For services, this is the place where the customer is located if the supply is being made to a business customer. For a non business customer it is the place where the supplier is located.
Export of services
Where a Uk business supplies a service to a business located overseas, this is outside the scope of UK VAT. However, the UK business must include the net sales in the VAT return with its other net sales.
If a Uk business provides a service to a non-business customer, the supplier charges UK VAT on the services as if the customer is located in the UK.
Import of services - reverse charge
If a business in the UK buys services from a supplier in another country, depending on the circumstances, the business will have to account for the VAT itself. This is called the ‘reverse charge’. The business acts as if it’s both the supplier and the customer.
It charges itself the VAT and then claims this back as input tax subject to the normal rules. In most cases the two amounts will cancel each other out.
Reverse charge step by step
Treat the supply as if the business is supplying itself
Treat the supply of the service as a sale and a purchase
On the VAT return include the VAT in output VAT and in input VAT
Include the net cost with other net sales and purchases
Annual accounting scheme for VAT
This scheme enables businesses to make one annual VAT return.

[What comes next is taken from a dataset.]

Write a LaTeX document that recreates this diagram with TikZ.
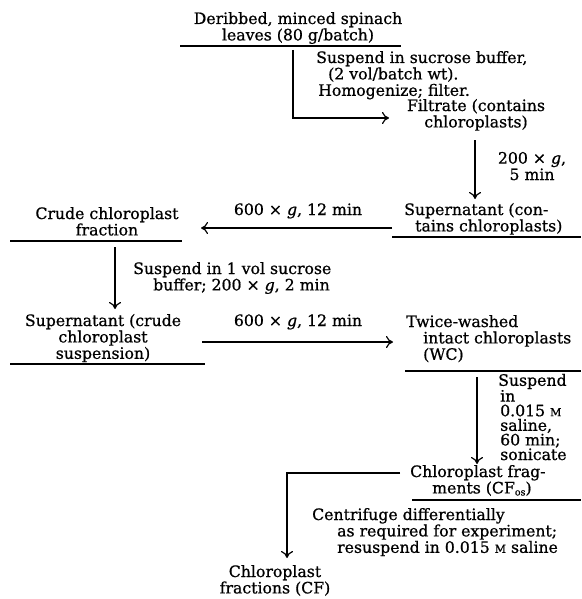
\documentclass[tikz,border=0pt]{standalone}
\usepackage{fontspec}
\setmainfont[FakeBold=0.8]{DejaVu Serif}
\usetikzlibrary{arrows.meta}
\newcommand\mainfs{\fontsize{15.7}{16.4}\selectfont}
\newcommand\molar{{\fontsize{11}{11}\selectfont M}}
\begin{document}
\begin{tikzpicture}[x=1pt,y=-1pt,
  txt/.style={font=\mainfs, inner sep=0pt},
  rule/.style={line width=1.2pt},
  arr/.style={line width=1.2pt, -{To[length=7pt,width=12pt]}}]
\useasboundingbox (0,0) rectangle (581,599);

% nodes (anchor = baseline of the last line)
\node[txt, anchor=base, align=center] (top) at (298,40.4) {Deribbed, minced spinach\\leaves (80 g/batch)};
\node[txt, anchor=base west, align=left] (s1) at (316,95.8) {Suspend in sucrose buffer,\\\hspace{12pt}(2 vol/batch wt).\\\hspace{2pt}Homogenize; filter.};
\node[txt, anchor=base, align=center] (filt) at (476,127.4) {Filtrate (contains\\chloroplasts)};
\node[txt, anchor=base, align=center] (g1) at (532,180) {200 × \textit{g},\\5 min};
\node[txt, anchor=base west, align=left] (sup1) at (404,231.4) {Supernatant (con-\\\hspace{11pt}tains chloroplasts)};
\node[txt, anchor=base] (g2) at (298,215) {600 × \textit{g}, 12 min};
\node[txt, anchor=base, align=center] (crude) at (107,235.4) {Crude chloroplast\\fraction};
\node[txt, anchor=base west, align=left] (s2) at (133,290.4) {Suspend in 1 vol sucrose\\\hspace{20pt}buffer; 200 × \textit{g}, 2 min};
\node[txt, anchor=base, align=center] (sup2) at (103,358.8) {Supernatant (crude\\chloroplast\\suspension)};
\node[txt, anchor=base] (g3) at (298,326) {600 × \textit{g}, 12 min};
\node[txt, anchor=base west, align=left] (wc) at (406,359.8) {Twice-washed\\\hspace{17pt}intact chloroplasts\\\hspace{17pt}(WC)};
\node[txt, anchor=base west, align=left, font=\fontsize{15.7}{14.6}\selectfont] (s3) at (498,460) {Suspend\\\hspace{2pt}in\\\hspace{2pt}0.015 \molar\\\hspace{2pt}saline,\\\hspace{2pt}60 min;\\\hspace{2pt}sonicate};
\node[txt, anchor=base west, align=left] (cfos) at (410,493.4) {Chloroplast frag-\\\hspace{22pt}ments (CF\raisebox{-2pt}{\fontsize{9.5}{9.5}\selectfont os})};
\node[txt, anchor=base west, align=left] (s4) at (312,552.8) {Centrifuge differentially\\\hspace{25pt}as required for experiment;\\\hspace{25pt}resuspend in 0.015 \molar{} saline};
\node[txt, anchor=base, align=center] (cf) at (275,593.4) {Chloroplast\\fractions (CF)};

% coordinates
\coordinate (a1s) at (293,50);   \coordinate (a1e) at (389,118);
\coordinate (a2s) at (475,140);  \coordinate (a2e) at (475,199);
\coordinate (a3s) at (392,228);  \coordinate (a3e) at (201,228);
\coordinate (a4s) at (115,247);  \coordinate (a4e) at (115,309);
\coordinate (a5s) at (202,342);  \coordinate (a5e) at (393,342);
\coordinate (a6s) at (477,377);  \coordinate (a6e) at (477,464);
\coordinate (a7s) at (400,473);  \coordinate (a7e) at (287,558);

% underlines
\draw[rule] (180,46) -- (401,46);
\draw[rule] (392,237) -- (581,237);
\draw[rule] (10,241) -- (182,241);
\draw[rule] (10,364) -- (205,364);
\draw[rule] (405,371) -- (581,371);
\draw[rule] (412,500) -- (581,500);

% connectors
\draw[arr] (a1s) |- (a1e);
\draw[arr] (a2s) -- (a2e);
\draw[arr] (a3s) -- (a3e);
\draw[arr] (a4s) -- (a4e);
\draw[arr] (a5s) -- (a5e);
\draw[arr] (a6s) -- (a6e);
\draw[arr] (a7s) -| (a7e);
\end{tikzpicture}
\end{document}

The main features of the scheme:
A VAT registered business can join the scheme if its maximum estimated taxable turnover for the next 12 months is no more than £1.35 million
If taxable turnover excluding the sale of any capital assets goes over £1.35 million, the trader can continue on this scheme until its estimated turnover for the next annual accounting year reaches £1.6 million at which point the business must leave this scheme.
The trader must either pay 90% of its estimated annual VAT payment based on its previous years VAT return, by nine equal monthly payments starting in the fourth month of the VAT year.

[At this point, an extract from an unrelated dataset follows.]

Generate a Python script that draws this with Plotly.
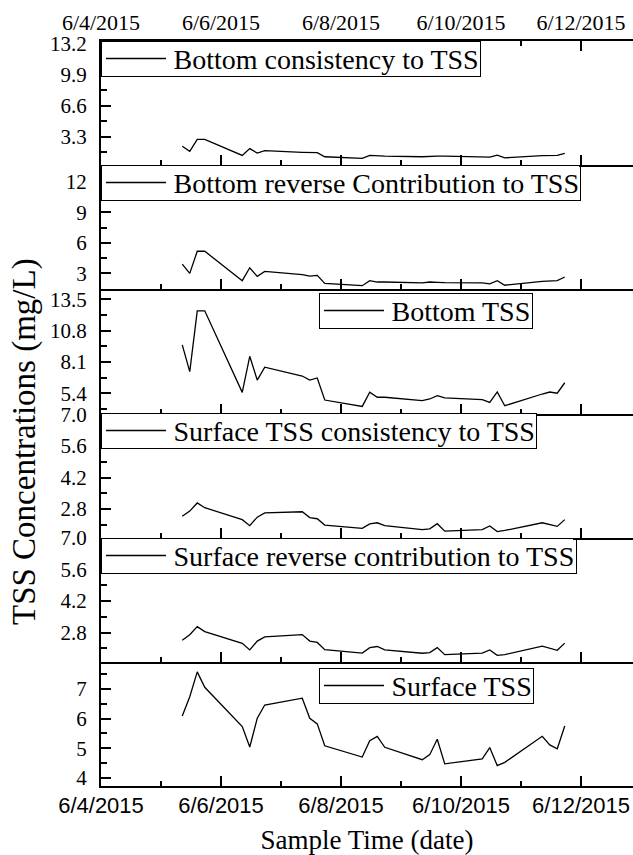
import plotly.graph_objects as go

# ---------------- data ----------------
sample_times = [
    "2015-06-05 08:30", "2015-06-05 11:30", "2015-06-05 14:30", "2015-06-05 17:30",
    "2015-06-06 08:30", "2015-06-06 11:30", "2015-06-06 14:30", "2015-06-06 17:30",
    "2015-06-07 08:30", "2015-06-07 11:30", "2015-06-07 14:30", "2015-06-07 17:30",
    "2015-06-08 08:30", "2015-06-08 11:30", "2015-06-08 14:30", "2015-06-08 17:30",
    "2015-06-09 08:30", "2015-06-09 11:30", "2015-06-09 14:30", "2015-06-09 17:30",
    "2015-06-10 08:30", "2015-06-10 11:30", "2015-06-10 14:30", "2015-06-10 17:30",
    "2015-06-11 08:30", "2015-06-11 11:30", "2015-06-11 14:30", "2015-06-11 17:30",
]

bottom_consistency = [2.30, 1.76, 3.02, 3.02, 1.33, 2.05, 1.58, 1.84, 1.66, 1.62, 1.62, 1.19, 1.01, 1.33,
                      1.26, 1.26, 1.19, 1.26, 1.26, 1.26, 1.22, 1.15, 1.37, 1.08, 1.30, 1.33, 1.33, 1.55]
bottom_reverse = [3.91, 3.00, 5.18, 5.18, 2.28, 3.55, 2.71, 3.20, 2.87, 2.74, 2.80, 2.02, 1.79, 2.28,
                  2.15, 2.15, 2.06, 2.15, 2.12, 2.09, 2.06, 1.96, 2.28, 1.83, 2.22, 2.28, 2.28, 2.64]
bottom_tss = [9.59, 7.28, 12.52, 12.52, 5.49, 8.60, 6.55, 7.66, 6.90, 6.55, 6.73, 4.83, 4.28, 5.50,
              5.07, 5.07, 4.78, 4.92, 5.21, 5.01, 4.86, 4.63, 5.53, 4.34, 5.35, 5.52, 5.42, 6.32]
surface_consistency = [2.48, 2.71, 3.07, 2.86, 2.33, 2.06, 2.44, 2.63, 2.68, 2.42, 2.37, 2.09, 1.94, 2.14,
                       2.19, 2.06, 1.89, 1.92, 2.15, 1.82, 1.89, 2.05, 1.80, 1.85, 2.19, 2.10, 2.03, 2.33]
surface_reverse = [2.46, 2.70, 3.06, 2.84, 2.32, 2.03, 2.42, 2.61, 2.71, 2.42, 2.36, 2.04, 1.89, 2.13,
                   2.18, 2.03, 1.88, 1.91, 2.13, 1.82, 1.89, 2.03, 1.79, 1.82, 2.20, 2.11, 2.01, 2.33]
surface_tss = [6.09, 6.74, 7.58, 7.06, 5.73, 5.04, 6.01, 6.46, 6.69, 6.01, 5.82, 5.08, 4.70, 5.25,
               5.40, 5.03, 4.61, 4.78, 5.30, 4.47, 4.64, 5.02, 4.41, 4.52, 5.40, 5.11, 4.98, 5.75]

series_names = [
    "Bottom consistency to TSS",
    "Bottom reverse Contribution to TSS",
    "Bottom TSS",
    "Surface TSS consistency to TSS",
    "Surface reverse contribution to TSS",
    "Surface TSS",
]
series_values = [bottom_consistency, bottom_reverse, bottom_tss,
                 surface_consistency, surface_reverse, surface_tss]

y_tickvals = [
    [3.3, 6.6, 9.9, 13.2],
    [3, 6, 9, 12],
    [5.4, 8.1, 10.8, 13.5],
    [2.8, 4.2, 5.6, 7.0],
    [2.8, 4.2, 5.6, 7.0],
    [4, 5, 6, 7],
]
y_ticktext = [
    ["3.3", "6.6", "9.9", "13.2"],
    ["3", "6", "9", "12"],
    ["5.4", "8.1", "10.8", "13.5"],
    ["2.8", "4.2", "5.6", "7.0"],
    ["2.8", "4.2", "5.6", "7.0"],
    ["4", "5", "6", "7"],
]
y_minor_step = [1.65, 1.5, 1.35, 0.7, 0.7, 0.5]
y_ranges = [[0.30, 13.44], [1.43, 13.65], [3.67, 14.37], [1.53, 7.04], [1.50, 7.01], [3.72, 7.92]]

x_range = ["2015-06-04 00:00", "2015-06-12 20:48"]
y_title = "TSS Concentrations (mg/L)"
x_title = "Sample Time (date)"

# ---------------- layout constants ----------------
W, H = 633, 855
ML, MR, MT, MB = 101, 0, 41, 69
PW, PH = W - ML - MR, H - MT - MB

# legend boxes: left, top, right edges in pixels
legend_box_px = [(101, 41, 480), (101, 165, 579), (319, 293, 531),
                 (101, 413, 536), (101, 538, 573), (319, 668, 534)]
LEG_H = 35          # box height in px
LEG_LINE = (5, 65)  # sample line start/end inside box, px

SERIF = "Liberation Serif"
SANS = "Liberation Sans"
DAY_MS = 86400000


def px_to_paper(px, py):
    return (px - ML) / PW, (H - MB - py) / PH


fig = go.Figure()
n = len(series_names)
layout = dict(
    width=W, height=H,
    margin=dict(l=ML, r=MR, t=MT, b=MB, autoexpand=False),
    paper_bgcolor="white", plot_bgcolor="white",
    font=dict(family=SERIF, color="black", size=22),
    showlegend=False,
)
annotations = []
shapes = []

for i in range(n):
    k = i + 1
    sfx = "" if k == 1 else str(k)
    fig.add_trace(go.Scatter(
        x=sample_times, y=series_values[i], mode="lines",
        line=dict(color="black", width=1.3),
        name=series_names[i],
        xaxis="x" + sfx, yaxis="y" + sfx,
        hoverinfo="skip",
    ))
    top = 1 - i / n
    bot = 1 - (i + 1) / n
    xa = dict(
        domain=[0, 1], anchor="y" + sfx, type="date", range=x_range,
        showline=True, linewidth=2, linecolor="black",
        ticks="inside", ticklen=10, tickwidth=2, tickcolor="black",
        tick0="2015-06-04", dtick=2 * DAY_MS,
        minor=dict(ticks="inside", ticklen=5, tickwidth=2, tickcolor="black", dtick=DAY_MS, tick0="2015-06-04"),
        showgrid=False, zeroline=False, automargin=False,
        tickformat="%-m/%-d/%Y",
        showticklabels=False,
    )
    if k > 1:
        xa["matches"] = "x"
    if k == 1:
        xa.update(side="top", mirror="ticks", showticklabels=True,
                  tickfont=dict(family=SERIF, size=22), ticklabelstandoff=0)
    if k == n:
        xa.update(showticklabels=True, tickfont=dict(family=SANS, size=22), ticklabelstandoff=-1,
                  title=dict(text=x_title, font=dict(family=SERIF, size=27), standoff=27))
    layout["xaxis" + sfx] = xa
    layout["yaxis" + sfx] = dict(
        domain=[bot, top], anchor="x" + sfx, range=y_ranges[i],
        showline=True, linewidth=2, linecolor="black",
        ticks="inside", ticklen=10, tickwidth=2, tickcolor="black",
        tickmode="array", tickvals=y_tickvals[i], ticktext=y_ticktext[i],
        minor=dict(ticks="inside", ticklen=6, tickwidth=2, tickcolor="black",
                   tickmode="linear", tick0=0, dtick=y_minor_step[i]),
        tickfont=dict(family=SERIF, size=21), ticklabelstandoff=8,
        showgrid=False, zeroline=False, automargin=False,
    )
    # short stubs on the right side (the frame lies just outside the picture)
    layout["yaxis" + str(n + k)] = dict(
        overlaying="y" + sfx, side="right", anchor="x" + sfx, range=y_ranges[i],
        showline=False, ticks="inside", ticklen=3, tickwidth=2, tickcolor="black",
        tickmode="array", tickvals=y_tickvals[i], showticklabels=False,
        showgrid=False, zeroline=False, automargin=False,
    )

    # legend box: white backing, sample line, then bordered text on top
    bx, by, br = legend_box_px[i]
    ax, ay = px_to_paper(bx, by)
    rx1, ry1 = px_to_paper(br, by + LEG_H)
    shapes.append(dict(type="rect", xref="paper", yref="paper", layer="above",
                       x0=ax, x1=rx1, y0=ry1, y1=ay,
                       fillcolor="white", line=dict(width=0)))
    lx0, ly = px_to_paper(bx + LEG_LINE[0], by + LEG_H / 2)
    lx1, _ = px_to_paper(bx + LEG_LINE[1], by + LEG_H / 2)
    shapes.append(dict(type="line", xref="paper", yref="paper", layer="above",
                       x0=lx0, x1=lx1, y0=ly, y1=ly,
                       line=dict(color="black", width=1.3)))
    annotations.append(dict(
        text="&nbsp;" * 10 + series_names[i],
        xref="paper", yref="paper", x=ax, y=ay, xanchor="left", yanchor="top",
        showarrow=False, align="left",
        bgcolor="rgba(0,0,0,0)", bordercolor="black", borderwidth=1, borderpad=1.5,
        font=dict(family=SERIF, size=28),
    ))

annotations.append(dict(
    text=y_title, textangle=-90, showarrow=False,
    xref="paper", yref="paper", x=(24 - ML) / PW, y=(H - MB - 442) / PH,
    xanchor="center", yanchor="middle",
    font=dict(family=SERIF, size=33),
))
layout["annotations"] = annotations
layout["shapes"] = shapes

fig.update_layout(**layout)
fig.write_html("out.html", config={"displayModeBar": False},
               post_script="document.body.style.margin='0';document.documentElement.style.overflow='hidden';")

Or pay three interim payments equal to 25% of the previous years VAT liability. This is payable in months 4,7 and 10 of the annual accounting period.
Trader must submit its annual VAT return electronically within two months of the end of the VAT year and pay the balance due or claim a repayment
A business can voluntarily withdraw from the scheme at any time by writing to HMRC
This scheme can be operated in conjunction with the flare rate scheme for VAT, or the cash accounting scheme for VAT but not both
Advantages of annual accounting scheme
The scheme helps the business smooth out its cash flow by paying a set amount each month or quarter
The business only needs to submit one VAT return each year instead of four
The business is allowed two months instead of one to compete and submit its online annual VAT return
Disadvantages of annual accounting scheme
If the business regularly reclaims VAT it will only get one repayment of VAT each year (bad for zero rated businesses)

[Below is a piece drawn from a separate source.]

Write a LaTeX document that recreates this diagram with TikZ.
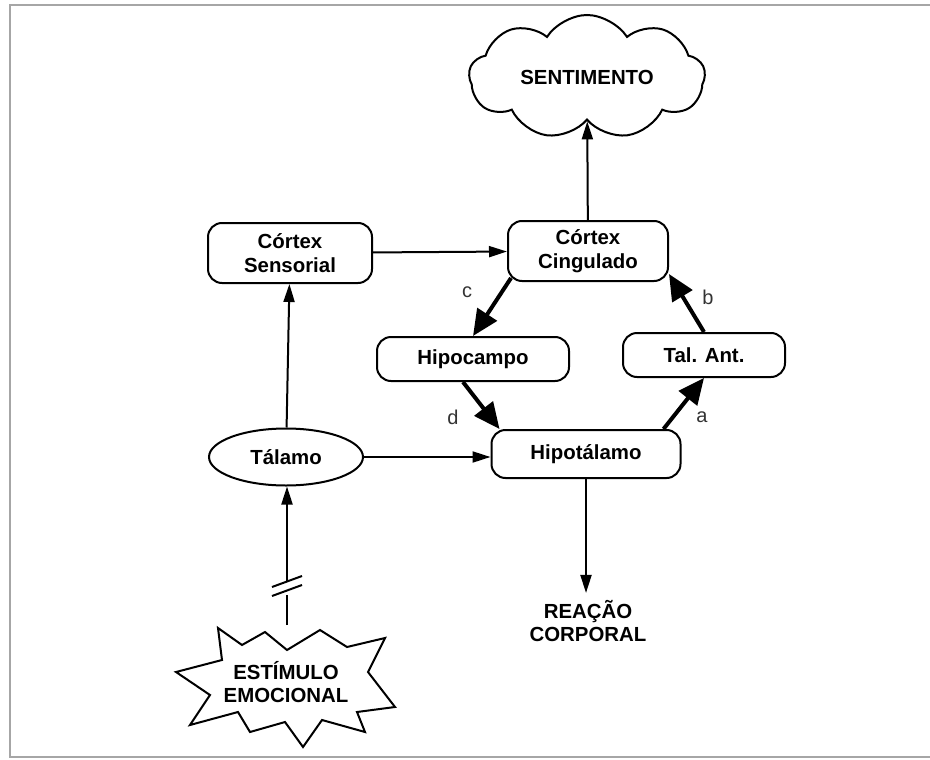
\documentclass[tikz,border=0pt]{standalone}
\usepackage{fontspec}
\setmainfont{Liberation Sans}
\usetikzlibrary{arrows.meta,calc,positioning,shapes.geometric,shapes.symbols}

\newcommand{\boxfont}{\fontsize{10.2}{11.8}\selectfont\bfseries}

\tikzset{
  box/.style={draw, line width=1pt, rounded corners=7pt, inner sep=0pt, align=center, font=\boxfont},
  thinarrow/.style={line width=1pt, -{Triangle[length=9pt,width=5.5pt]}},
  thickarrow/.style={line width=2pt, -{Triangle[length=13pt,width=11.5pt]}},
  letter/.style={font=\fontsize{10}{12}\selectfont, text=black!80}
}

\begin{document}
\begin{tikzpicture}[x=0.5pt,y=-0.5pt]
\useasboundingbox (0,0) rectangle (930,759);

% frame
\draw [gray!70, line width=1pt] (931,5) -- (10,5) -- (10,757) -- (931,757);

% nodes
\node [box, minimum width=80pt, minimum height=30pt] (cing) at (588,251) {C\'ortex\\Cingulado};
\node [box, minimum width=82pt, minimum height=30pt] (sens) at (290,253) {C\'ortex\\Sensorial};
\node [box, minimum width=96pt, minimum height=22pt] (hipo) at (473,359) {Hipocampo};
\node [box, minimum width=81pt, minimum height=22pt] (talant) at (704,355) {Tal. Ant.};
\node [box, minimum width=94.5pt, minimum height=24pt] (hipot) at (586,454) {Hipot\'alamo};
\node [draw, ellipse, line width=1pt, inner sep=0pt, minimum width=77pt, minimum height=28.5pt, font=\boxfont] (tal) at (286,457) {T\'alamo};

\node [draw, cloud, cloud puffs=9, cloud puff arc=115, aspect=2, line width=1pt, inner sep=0pt,
       minimum width=118pt, minimum height=60pt, font=\boxfont] (cloud) at (587,77) {SENTIMENTO};

\node [align=center, font=\boxfont] (reac) at (588,621) {REA\c{C}\~AO\\CORPORAL};

% stimulus burst, drawn point by point
\coordinate (burst) at (285,687);
\node [align=center, font=\boxfont] (stim) at (286,682) {EST\'IMULO\\EMOCIONAL};
\begin{scope}[shift={(burst)}]
\draw [line width=1pt, line join=miter] plot coordinates {
  (-67,-59) (-43,-42) (-20,-55) (2,-37) (35,-57) (62,-40) (100,-49) (83,-15)
  (110,20) (72,25) (80,45) (37,33) (18,60) (0,35) (-35,45) (-47,25)
  (-95,38) (-75,8) (-109,-15) (-63,-27)} -- cycle;
\end{scope}

% thin arrows
\draw [thinarrow] (cing) to (cloud);
\draw [thinarrow] (sens) to (cing);
\draw [thinarrow] (tal) to (sens);
\draw [thinarrow] (tal.east) to (tal.east -| hipot.west);
\draw [thinarrow] (hipot.south) to (hipot.south |- reac.north);

% broken arrow from the stimulus
\coordinate (stimtop) at (287,625);
\coordinate (brkB) at (287,595);
\coordinate (brkA) at (287,581);
\draw [line width=1pt] (stimtop) to (brkB);
\draw [thinarrow] (brkA) to (tal.south -| brkA);
\draw [line width=1pt] ($(brkA)+(-15,6)$) to ($(brkA)+(15,-5)$);
\draw [line width=1pt] ($(brkB)+(-15,1)$) to ($(brkB)+(15,-10)$);

% circuit
\draw [thickarrow] ($(cing.south west)+(4,-4)$) to (hipo.north);
\draw [thickarrow] ($(hipo.south)+(-10,0)$) to ($(hipot.north west)+(9,0)$);
\draw [thickarrow] ($(hipot.north east)+(-18,0)$) to (talant.south);
\draw [thickarrow] (talant.north) to ($(cing.south east)+(0,-8)$);

%labels
\node [letter] (lc) at (467,292) {c};
\node [letter] (ld) at (453,417) {d};
\node [letter] (la) at (702,417) {a};
\node [letter] (lb) at (708,297) {b};

\end{tikzpicture}
\end{document}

If the businesses turnover decreases, the VAT payments may be higher than they would under the standard VAT accounting
Flat rate scheme for VAT
A business using the flats rate scheme does not have to identify and record every single VAT transaction in order to calculate the net amount of VAT due. Instead it applies a flat percentage rate to its total turnover (including VAT and exempt supplies) for the VAT period to calculate the amount of VAT due.
The business must still issue VAT invoices to its customers, including the appropriate rate of VAT
The business cannot claim input VAT (taken into account in the flat rate percentage)
Flare rate varies depending on the sector
A business can join the flat rate scheme if its taxable turnover for the next 12 months is forecast to be less than £150,000
If its turnover in the previous or expected 12 months including VAT and exempt supplies exceeds £230,000 a year the business must leave the scheme.
This scheme can be used in conjunction with the annual accounting scheme.
A business can voluntarily withdraw from the scheme by writing to HMRC. It must wait 12 months if it wishes to re join the scheme.
Benefits of the flat rate scheme
A business in its first year of VAT registration gets a 1% reduction on its flat rate percentage for the first 12 months.
The flat rate scheme can be operated with the annual accounting scheme which makes dealing with VAT much simpler for small businesses.